As previously reported, the company revealed late last month that it was selling all of its ownership interest in its wholly owned subsidiary, American & Efird Inc. (A&E), one of the world’s largest manufacturers and distributors of industrial sewing thread, embroidery thread and technical textiles
During fiscal 2011, Harris Teeter opened seven new stores (one a replacement store) and closed two stores, for a net addition of five stores. The chain operated 204 stores at the end of fiscal 2011. Retail square footage increased by 3.2 percent in that time, versus an increase of 6.4 percent last year.
Operating profit at Harris Teeter for fiscal 2011 grew 5.2 percent to $191.1 million (4.46 percent of sales) from $181.6 million (4.43 percent of sales) in fiscal 2010. Operating profit for the 13 weeks ended Oct. 2 declined to $45.0 million (4.09 percent of sales) from $49.1 million (4.43 percent of sales) last year. This decrease was mainly due to a 14-week quarter last year versus a normal 13-week quarter in fiscal 2011, according to Ruddick. The company invested in additional promotional activities during fiscal 2011, the cost of which was offset by a higher sales and greater vendor participation, although they also resulted in a decline in gross margin for the quarter the year.
Operating profit at Harris Teeter for both the fourth quarter and fiscal year of 2011 benefited from reductions in selling, general and administrative expenses as a percentage of sale. The chain has successfully offset the impact of pressures on gross profit margins through an ongoing emphasis on cost controls, Ruddick noted.

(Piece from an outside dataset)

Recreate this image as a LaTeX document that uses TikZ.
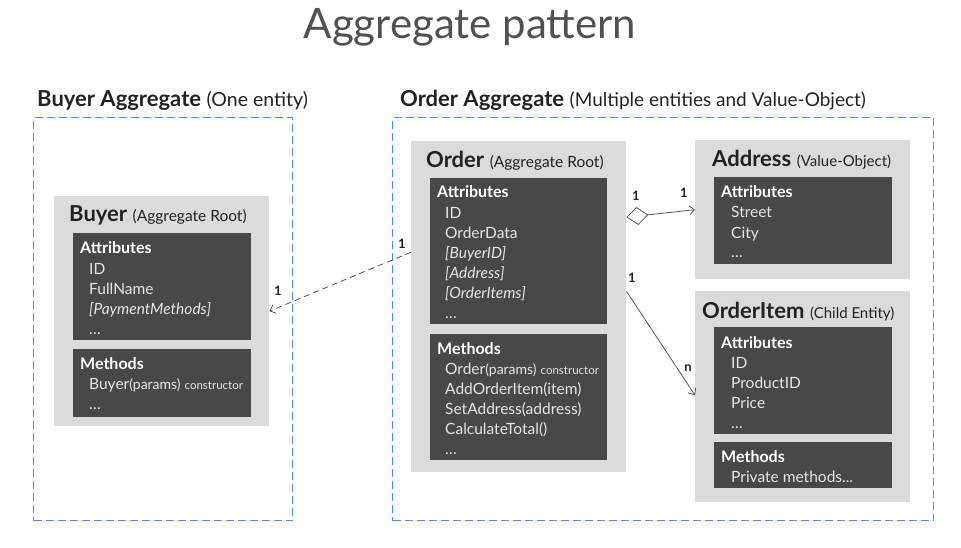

Operating profit was affected by new store pre-opening costs of $7.0 million (0.16 percent of sales) and $8.4 million (0.20 percent of sales) in fiscal 2011 and 2010, respectively. Pre-opening costs for the fiscal fourth quarter of 2011 and 2010 came to $1.7 million (0.15 percent of sales) and $1.8 million (0.16 percent of sales), respectively. New store pre-opening costs vary between reporting periods according to the new-store opening schedule and market location, Ruddick explained.
“When viewed on a comparable-week basis, we experienced positive comparable-store sales as well as an increase in transactions, basket size and households in the quarter and for the year,” said Ruddick Chairman, President and CEO Thomas W. Dickson. “We believe these positive results are the product of our continuing investment in price and promotion while, at the same time, offering outstanding customer service, thereby delivering superior value to our customers.” Dickson added that store brands experienced “a higher growth rate in sales for these items than our growth rate in total sales for the quarter.”
Capital expenditures during fiscal 2011 came to $153.9, with Harris Teeter accounting for $147.9 million of the year’s total capital ex. Fiscal 2012 capital ex is planned to total about $215 million. The grocer anticipates opening seven new stores (one a replacement store) and completing major remodels on 12 locations. Construction will occur in the chain’s existing markets including the Washington, D.C. metro area.
Ruddick said it remained cautious in its expectations for fiscal 2012, because of the current economic environment and its impact on supermarket customers.